И дом давно уже не был безопасной крепостью. 7 ноября, в день Октябрьского праздника, к Булгаковым пришли какие–то гости. Шел обычный разговор, но содержание его тут же легло на стол оперуполномоченного ОГПУ Шиварова в виде агентурного донесения:
“ — Я сейчас чиновник, которому дали ежемесячное жалованье, — говорил в этот день Булгаков, — пока еще не гонят с места, и надо этим довольствоваться. Пишу либретто для двух опер — историческое и из времени гражданской войны. Если опера выйдет хорошая — ее запретят негласно, если вый- дет плохая — ее запретят открыто. Мне все говорят о моих ошибках и никто не говорит о главной из них: еще с 29 — 30‑го года мне надо было бросить писать вообще. Я похож на человека, который лезет по намыленному столбу только для того, чтобы его стаскивали за штаны вниз для потехи почтеннейшей публики. Меня травят так, как никого и никогда не травили: и сверху, и снизу, и с боков. Ведь мне официально не запретили ни одной пьесы, а всегда в театре появляется какой–то человек, который вдруг советует пьесу снять, и ее сразу снимают. А для того, чтобы придать этому характер объективности, натравливают на меня подставных лиц.

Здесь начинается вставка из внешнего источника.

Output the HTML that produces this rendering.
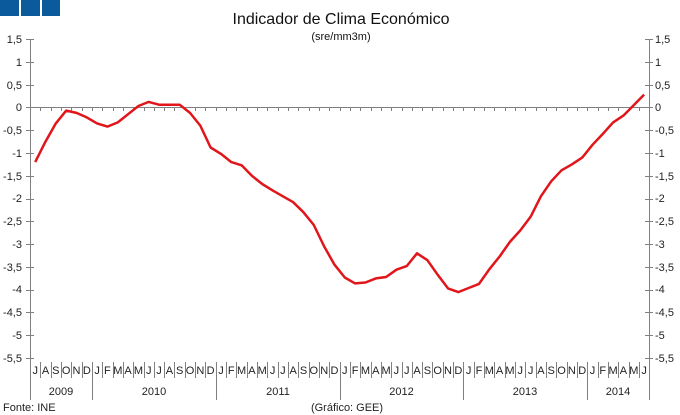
<!DOCTYPE html>
<html><head><meta charset="utf-8"><style>
body{margin:0;background:#fff}
svg{display:block;font-family:"Liberation Sans",Arial,sans-serif}
</style></head><body>
<svg id="s" width="680" height="415" viewBox="0 0 680 415" xmlns="http://www.w3.org/2000/svg">
<rect x="0" y="0" width="680" height="415" fill="#fff"/>
<rect x="0" y="0" width="19" height="16" fill="#0b5a9b"/>
<rect x="21" y="0" width="19" height="16" fill="#0b5a9b"/>
<rect x="42" y="0" width="18" height="16" fill="#0b5a9b"/>
<text x="341" y="24" font-size="16" text-anchor="middle" fill="#111">Indicador de Clima Económico</text>
<text x="341" y="40" font-size="11" text-anchor="middle" fill="#111">(sre/mm3m)</text>
<g id="ax" stroke="#808080" stroke-width="1" fill="none"></g>
<g font-size="11" fill="#222" text-anchor="end">
<text x="22" y="43">1,5</text><text x="22" y="66">1</text><text x="22" y="89">0,5</text><text x="22" y="111">0</text><text x="22" y="134">-0,5</text><text x="22" y="157">-1</text><text x="22" y="180">-1,5</text><text x="22" y="202">-2</text><text x="22" y="225">-2,5</text><text x="22" y="248">-3</text><text x="22" y="271">-3,5</text><text x="22" y="293">-4</text><text x="22" y="316">-4,5</text><text x="22" y="339">-5</text><text x="22" y="362">-5,5</text>
</g>
<g font-size="11" fill="#222" text-anchor="start">
<text x="655" y="43">1,5</text><text x="655" y="66">1</text><text x="655" y="89">0,5</text><text x="655" y="111">0</text><text x="655" y="134">-0,5</text><text x="655" y="157">-1</text><text x="655" y="180">-1,5</text><text x="655" y="202">-2</text><text x="655" y="225">-2,5</text><text x="655" y="248">-3</text><text x="655" y="271">-3,5</text><text x="655" y="293">-4</text><text x="655" y="316">-4,5</text><text x="655" y="339">-5</text><text x="655" y="362">-5,5</text>
</g>
<g font-size="11" fill="#222" text-anchor="middle">
<text x="35.2" y="374">J</text><text x="45.5" y="374">A</text><text x="55.8" y="374">S</text><text x="66.2" y="374">O</text><text x="76.5" y="374">N</text><text x="86.8" y="374">D</text>
<text x="97.1" y="374">J</text><text x="107.4" y="374">F</text><text x="117.8" y="374">M</text><text x="128.1" y="374">A</text><text x="138.4" y="374">M</text><text x="148.7" y="374">J</text><text x="159" y="374">J</text><text x="169.4" y="374">A</text><text x="179.7" y="374">S</text><text x="190" y="374">O</text><text x="200.3" y="374">N</text><text x="210.6" y="374">D</text>
<text x="221" y="374">J</text><text x="231.3" y="374">F</text><text x="241.6" y="374">M</text><text x="251.9" y="374">A</text><text x="262.2" y="374">M</text><text x="272.6" y="374">J</text><text x="282.9" y="374">J</text><text x="293.2" y="374">A</text><text x="303.5" y="374">S</text><text x="313.8" y="374">O</text><text x="324.2" y="374">N</text><text x="334.5" y="374">D</text>
<text x="344.8" y="374">J</text><text x="355.1" y="374">F</text><text x="365.4" y="374">M</text><text x="375.8" y="374">A</text><text x="386.1" y="374">M</text><text x="396.4" y="374">J</text><text x="406.7" y="374">J</text><text x="417" y="374">A</text><text x="427.4" y="374">S</text><text x="437.7" y="374">O</text><text x="448" y="374">N</text><text x="458.3" y="374">D</text>
<text x="468.6" y="374">J</text><text x="479" y="374">F</text><text x="489.3" y="374">M</text><text x="499.6" y="374">A</text><text x="509.9" y="374">M</text><text x="520.2" y="374">J</text><text x="530.6" y="374">J</text><text x="540.9" y="374">A</text><text x="551.2" y="374">S</text><text x="561.5" y="374">O</text><text x="571.8" y="374">N</text><text x="582.2" y="374">D</text>
<text x="592.5" y="374">J</text><text x="602.8" y="374">F</text><text x="613.1" y="374">M</text><text x="623.4" y="374">A</text><text x="633.8" y="374">M</text><text x="644.1" y="374">J</text>
<text x="61" y="395">2009</text><text x="154" y="395">2010</text><text x="278" y="395">2011</text><text x="401.5" y="395">2012</text><text x="525" y="395">2013</text><text x="618" y="395">2014</text>
</g>
<text x="3" y="411" font-size="11" fill="#222">Fonte: INE</text>
<text x="347" y="411" font-size="11" fill="#222" text-anchor="middle">(Gráfico: GEE)</text>
<polyline fill="none" stroke="#e0161b" stroke-width="2.5" stroke-linejoin="round" points="35.2,162.1 45.5,141.6 55.8,123.4 66.2,110.6 76.5,112.9 86.8,117.4 97.1,123.4 107.4,126.6 117.8,122.4 128.1,114.2 138.4,106 148.7,101.9 159,104.7 169.4,104.7 179.7,104.7 190,112.9 200.3,125.6 210.6,147.5 221,153.9 231.3,162.1 241.6,165.3 251.9,175.8 262.2,184 272.6,190.4 282.9,196.3 293.2,202.2 303.5,212.3 313.8,225 324.2,246.5 334.5,264.7 344.8,277.5 355.1,283.4 365.4,282.5 375.8,278.4 386.1,277 396.4,269.7 406.7,266.1 417,253.3 427.4,260.2 437.7,274.8 448,288.4 458.3,292.1 468.6,288 479,283.9 489.3,269.3 499.6,256.5 509.9,241.9 520.2,230.5 530.6,216.8 540.9,196.3 551.2,181.3 561.5,170.3 571.8,164.4 582.2,157.6 592.5,144.8 602.8,133.9 613.1,122.4 623.4,115.6 633.8,105.1 644.1,94.6"/>
</svg>
<script>
var g=document.getElementById('ax'),d='';
function L(a,b,c,e){d+='M'+a+' '+b+'L'+c+' '+e;}
L(30.5,39,30.5,400);L(649.5,39,649.5,400);L(30,107.5,649,107.5);
for(var k=0;k<=14;k++){var y=Math.round(39+k*22.79)+.5;L(26,y,34,y);L(645,y,653,y);}
for(var i=1;i<60;i++){var x=Math.round(30+i*10.32)+.5;L(x,107,x,111);var yr=(i-6)%12==0;L(x,362,x,yr?400:378);}
var p=document.createElementNS('http://www.w3.org/2000/svg','path');p.setAttribute('d',d);g.appendChild(p);
</script>
</body></html>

В истории с «Мольером» одним из таких людей был Олеша, написавший в газете МХАТа ругню. Олеша, который находится в состоянии литературного маразма, напишет все, что угодно, лишь бы его считали советским писателем, поили–кормили и дали возможность еще лишний год скрывать свою творче–скую пустоту.
Для меня нет никаких событий, которые бы меня сейчас интересовали и волновали. Ну, был процесс — троцкисты, ну, еще будет — ведь я же не полноправный гражданин, чтобы иметь свое суждение. Я поднадзорный, у которого нет только конвойных. Что бы ни происходило в стране, результатом всего этого будет продолжение моей травли. Об испанских событиях читал всего три–четыре раза. Мадрид возьмут, и будет резня. И опять–таки если бы я вдохновился этой темой и вздумал бы написать о ней — мне все равно бы этого не дали.